- Qeqertat Location within Greenland
- Coordinates: 77°29′39″N 66°41′05″W﻿ / ﻿77.49417°N 66.68472°W
- State: Kingdom of Denmark
- Constituent country: Greenland
- Municipality: Avannaata

Population (2025)
- • Total: 26
- Time zone: UTC−02:00 (Western Greenland Time)
- • Summer (DST): UTC−01:00 (Western Greenland Summer Time)
- Postal code: 3971 Qaanaaq

= Qeqertat =

Qeqertat is a small village in the Qaanaaq area of the Avannaata municipality, in northern Greenland. It is located on the Harvard islands, in the inner Inglefield Fjord, approximately 63 km east of Qaanaaq. The village had 23 inhabitants in 2020. It is one of the most northern settlements in Greenland and in the world. Qeqertat means "the islands" in the Inuit language.

The local economy relies heavily on traditional Inuit hunting for narwhal, seals, and walrus. Qeqertat is also known as a good place for halibut fishing, with the largest and most abundant Greenland halibut found in the fjord nearby.

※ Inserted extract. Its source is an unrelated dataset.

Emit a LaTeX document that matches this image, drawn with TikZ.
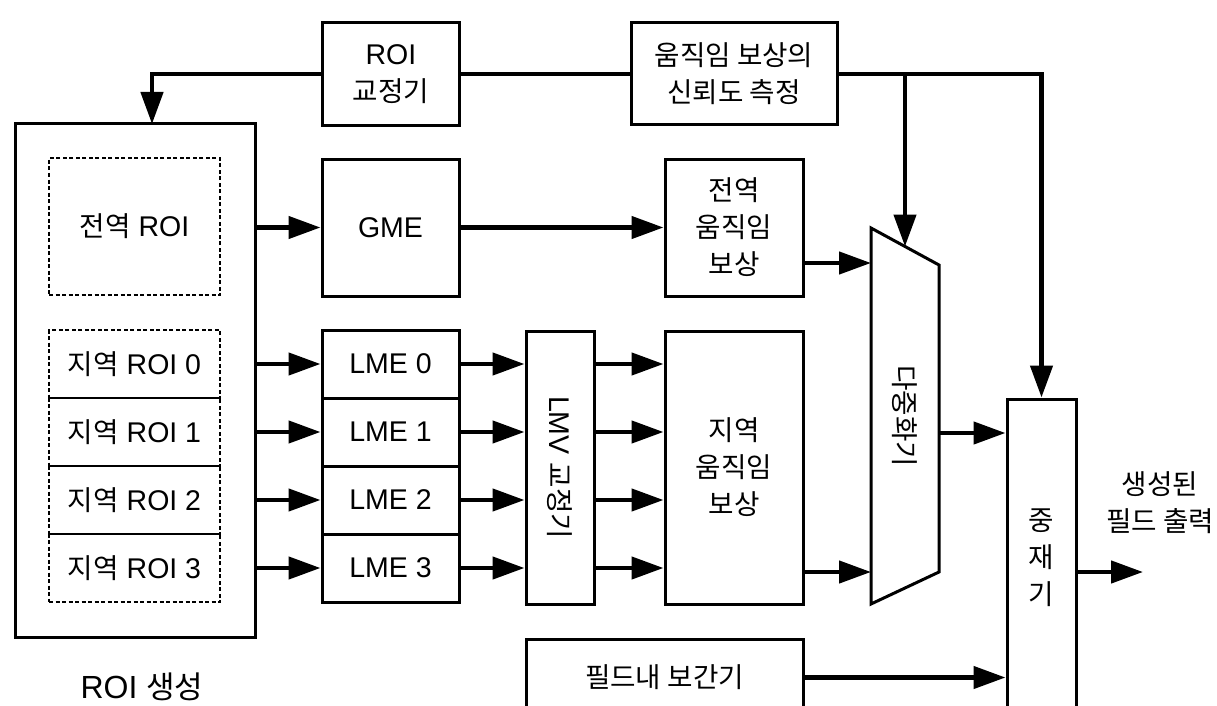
\documentclass[tikz,border=0pt]{standalone}
\usepackage{fontspec}
\setmainfont{Liberation Sans}
\newfontfamily\krfont[Scale=0.97]{Noto Sans CJK KR}
\newcommand{\ko}[1]{{\krfont #1}}
\usetikzlibrary{arrows.meta}

\begin{document}
\begin{tikzpicture}[x=1pt, y=-1pt, font=\fontsize{28.5}{37}\selectfont,
  blk/.style={draw, line width=3pt, align=center, inner sep=0pt},
  dblk/.style={draw, line width=2pt, dash pattern=on 4pt off 2.5pt, align=center, inner sep=0pt},
  ln/.style={line width=4.5pt},
  arr/.style={line width=4.5pt, -{Triangle[length=32pt,width=22pt]}}]
\useasboundingbox (0,0) rectangle (1217,706);
\clip (0,0) rectangle (1217,706);

\node[blk, minimum width=137pt, minimum height=103pt] (roic) at (391,74) {ROI\\\ko{교정기}};
\node[blk, minimum width=206pt, minimum height=102pt] (conf) at (734,74) {\ko{움직임 보상의}\\\ko{신뢰도 측정}};

\node[blk, minimum width=240pt, minimum height=513pt] (roigen) at (135,380.5) {};
\node[dblk, minimum width=171pt, minimum height=137pt] (groi) at (134.5,226.5) {\ko{전역} ROI};
\node[blk, minimum width=137pt, minimum height=137pt] (gme) at (390.5,227.5) {GME};
\node[blk, minimum width=138pt, minimum height=137pt] (gmc) at (734,227.5) {\ko{전역}\\\ko{움직임}\\\ko{보상}};

\foreach \i in {0,...,3} {
  \node[dblk, minimum width=171pt, minimum height=68pt] (lroi\i) at (134.5,{364+68*\i}) {\ko{지역} ROI \i};
  \node[blk, minimum width=137pt, minimum height=68pt] (lme\i) at (390.5,{364+68*\i}) {LME \i};
}
\node[blk, minimum width=68pt, minimum height=273pt] (lmv) at (560,467.5) {};
\node[rotate=-90] (lmvtxt) at (lmv) {LMV \ko{교정기}};
\node[blk, minimum width=138pt, minimum height=273pt] (lmc) at (734,467.5) {\ko{지역}\\\ko{움직임}\\\ko{보상}};

\coordinate (mux-tl) at (871,228);
\coordinate (mux-tr) at (939,265);
\coordinate (mux-br) at (939,572);
\coordinate (mux-bl) at (871,604);
\draw[line width=3pt] (mux-tl) -- (mux-tr) -- (mux-br) -- (mux-bl) -- cycle;
\node[rotate=-90] (mux) at (905,416) {\ko{다중화기}};

\node[blk, minimum width=69pt, minimum height=317pt] (arb) at (1041.5,557.5) {\ko{중}\\\ko{재}\\\ko{기}};
\node[blk, minimum width=277pt, minimum height=77pt] (interp) at (664.5,677.5) {\ko{필드내 보간기}};

\node[font=\fontsize{32}{37}\selectfont] (gentxt) at (142,687) {ROI \ko{생성}};
\node[align=center] (outtxt) at (1160,503) {\ko{생성된}\\\ko{필드 출력}};

\coordinate (roiin) at (152,124);
\coordinate (muxin0) at (905,246.5);
\coordinate (muxin1) at (871,263);
\coordinate (muxin2) at (871,572);
\coordinate (muxout) at (939,433);
\coordinate (outend) at (1143,572);

\draw[ln] (conf.west) -- (roic.east);
\draw[arr] (roic.west) -| (roiin);
\draw[arr] (conf.east) -| (arb.north);
\draw[arr] (conf.east -| muxin0) -- (muxin0);

\draw[arr] (roigen.east |- gme.west) -- (gme.west);
\draw[arr] (gme.east) -- (gmc.west);
\draw[arr] (gmc.east |- muxin1) -- (muxin1);
\foreach \i in {0,...,3} {
  \draw[arr] (roigen.east |- lme\i.west) -- (lme\i.west);
  \draw[arr] (lme\i.east) -- (lmv.west |- lme\i.east);
  \draw[arr] (lmv.east |- lme\i.east) -- (lmc.west |- lme\i.east);
}
\draw[arr] (lmc.east |- muxin2) -- (muxin2);
\draw[arr] (muxout) -- (arb.west |- muxout);
\draw[arr] (arb.east |- outend) -- (outend);
\draw[arr] (interp.east) -- (arb.west |- interp.east);
\end{tikzpicture}
\end{document}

The town has no independent water supply. Instead, the townsfolk must get their water from nearby rivers and lakes, or, in winter, collect sea ice to melt.

== Population ==
The population of Qeqertat has been stable in the last two decades. After registering a decline in the '90s, the population grew to 30 in 2010, before declining again to 23 in 2019.

A 70-year-old resident of the village, interviewed by Gretel Ehrlich in her 2021 book Unsolaced, said that the village had a much larger population when she was a child. A 1984 National Geographic article stated that the population of the town had recently fallen from 50 to about 20. The town in 1984 consisted of 11 houses, a store, a school and a chapel.